Looking further afield the views are incredible, walking along the new infrastructure that is the Cinta Costera (a boardwalk that runs from the thriving business district all the way into picturesque Casco Viejo). If you look out on the ocean you can see, on the horizon, all the ships and boats lining up to pass through the canal. To the left you have the business district with more skyscrapers than I can count and a very westernised look which fits into the predetermined notion of what a city looks like. It is incredible to think as you observe all this modern architecture that only seven years prior not one of these buildings existed. Panama has come a long way in a short space of time. In complete juxtaposition to this is Casco Viejo one of the most interesting and beautiful places the City has to offer, with its squares, quaint shops, fruit and vegetable vendors, a mix of restaurants and its constant flow of yellow taxi’s! Many a time have I walked through Casco and just observed the people and absorbed its charm and I urge all who come to Panama to do the same, grab a batido and sit in the square people watching, you will not be disappointed!

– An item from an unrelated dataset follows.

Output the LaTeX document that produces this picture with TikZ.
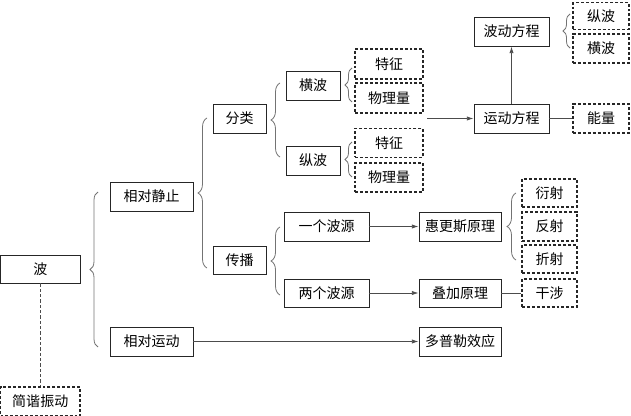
\documentclass[tikz,border=0pt]{standalone}
\usepackage{fontspec}
\setmainfont{Noto Sans CJK SC}
\usetikzlibrary{decorations.pathreplacing,arrows.meta}
\tikzset{
  sz/.style 2 args={minimum width={#1*0.75pt}, minimum height={#2*0.75pt}},
  solidbox/.style={draw=black!85, line width=0.7pt, inner sep=0pt, font=\fontsize{10.5pt}{12pt}\selectfont},
  dashbox/.style={draw=black!85, line width=0.9pt, dash pattern=on 2.2pt off 1.5pt, inner sep=0pt, font=\fontsize{10.5pt}{12pt}\selectfont},
  conn/.style={draw=black!70, line width=0.6pt},
  arr/.style={conn, -{Latex[length=5pt,width=3.2pt]}},
  bracestyle/.style={draw=black!55, line width=0.6pt, decorate, decoration={brace, amplitude=#1*0.75pt}},
}
\begin{document}
\begin{tikzpicture}[x=0.75pt,y=-0.75pt]
\useasboundingbox (0,0) rectangle (631,416);
% nodes
\node[solidbox, sz={79.5}{28}] (bo) at (40.25,269) {波};
\node[dashbox, sz={79.5}{29}] (jp) at (40.25,401.5) {简谐振动};
\node[solidbox, sz={83}{29}] (xdjz) at (151.5,196.5) {相对静止};
\node[solidbox, sz={83}{29}] (xdyd) at (151.5,341.5) {相对运动};
\node[solidbox, sz={53}{29}] (fl) at (239.5,118.5) {分类};
\node[solidbox, sz={53}{28}] (cb) at (239.5,260) {传播};
\node[solidbox, sz={54}{29}] (hb) at (313,85.5) {横波};
\node[solidbox, sz={54}{29}] (zb) at (313,160.5) {纵波};
\node[dashbox, sz={68}{30}] (tz1) at (389,64) {特征};
\node[dashbox, sz={68}{30}] (wl1) at (389,98) {物理量};
\node[dashbox, sz={68}{29}] (tz2) at (389,143) {特征};
\node[dashbox, sz={68}{29}] (wl2) at (389,177.5) {物理量};
\node[solidbox, sz={75}{29}] (ydfc) at (511.5,118.5) {运动方程};
\node[solidbox, sz={75}{29}] (bdfc) at (511.5,31.5) {波动方程};
\node[dashbox, sz={56}{27}] (zb2) at (601,16) {纵波};
\node[dashbox, sz={56}{29}] (hb2) at (601,48.5) {横波};
\node[dashbox, sz={56}{29}] (nl) at (601,118.5) {能量};
\node[solidbox, sz={85}{29}] (ygby) at (326.5,226.5) {一个波源};
\node[solidbox, sz={85}{28}] (lgby) at (326.5,293) {两个波源};
\node[solidbox, sz={82}{29}] (hgs) at (460,226.5) {惠更斯原理};
\node[solidbox, sz={82}{28}] (djyl) at (460,293) {叠加原理};
\node[solidbox, sz={82}{29}] (dpl) at (460,341.5) {多普勒效应};
\node[dashbox, sz={55}{28}] (ys) at (549.5,193) {衍射};
\node[dashbox, sz={55}{29}] (fs) at (549.5,226.5) {反射};
\node[dashbox, sz={55}{28}] (zs) at (549.5,259) {折射};
\node[dashbox, sz={55}{28}] (gs) at (549.5,293) {干涉};
\coordinate (a0) at (427,118.5);
% connectors
\draw[conn, dashed, dash pattern=on 2.5pt off 1.5pt] (bo.south) -- (jp.north);
\draw[arr] (xdyd.east) -- (dpl.west);
\draw[arr] (ygby.east) -- (hgs.west);
\draw[arr] (lgby.east) -- (djyl.west);
\draw[conn] (djyl.east) -- (gs.west);
\draw[conn] (ydfc.east) -- (nl.west);
\draw[arr] (ydfc.north) -- (bdfc.south);
\draw[arr] (a0) -- (ydfc.west);
% braces
\draw[bracestyle=8] (98,347) -- (98,192);
\draw[bracestyle=9] (207,268) -- (207,118);
\draw[bracestyle=9] (280,157) -- (280,83);
\draw[bracestyle=9] (280,295) -- (280,227);
\draw[bracestyle=7] (352,102) -- (352,68);
\draw[bracestyle=7] (352,177) -- (352,142);
\draw[bracestyle=9] (516,260) -- (516,193);
\draw[bracestyle=7] (570,48) -- (570,14);
\end{tikzpicture}
\end{document}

Taste in Panama refers to the variety of flavours than tickle your tastebuds on a daily basis. I’ll keep this brief as my last blog was dedicated to food! Batidos are the tastiest treat that the city has to offer. They are fresh fruit, batido milk, ice all blended together to create a delicious thick shake. Another of the Panamanian dishes that I love though could easily tire of is rice and beans, only Panamanians know how to make them perfect, I’m going to try and get the recipe off Hispania’s cook Linda as hers are the best I’ve had here! Pollo frito, this is everywhere in Panama, the local fonda’s will serve it happily for breakfast, lunch and dinner and I know that some of them would eat it all day everyday if they could. Not usually a lover of such a dish, but in Panama it would be rude not to eat the local food!
Smell is a hard sense to appeal to when thinking of a country as a whole, there is definitely a distinct smell as there is in many countries of warm rain. It is not a horrid smell at all but it is one that is recognisable and apparent especially during the rainy season. One of the more awkward smells but it is Panama is that of the fish market. The smell is slowly creeping down the Cinta Costera and is not one that I will miss at all. When you smell it when walking to Casco the only positives I can find from it is that you are nearly at Casco which in the blistering heat is welcoming and also that the fish is extremely fresh and for fish lovers this is important!
Finally this country and its culture touches you, and it varies for different people whether that be the person who came to visit and never left or the intern who’s eyes have been opened by experiencing life in a different country.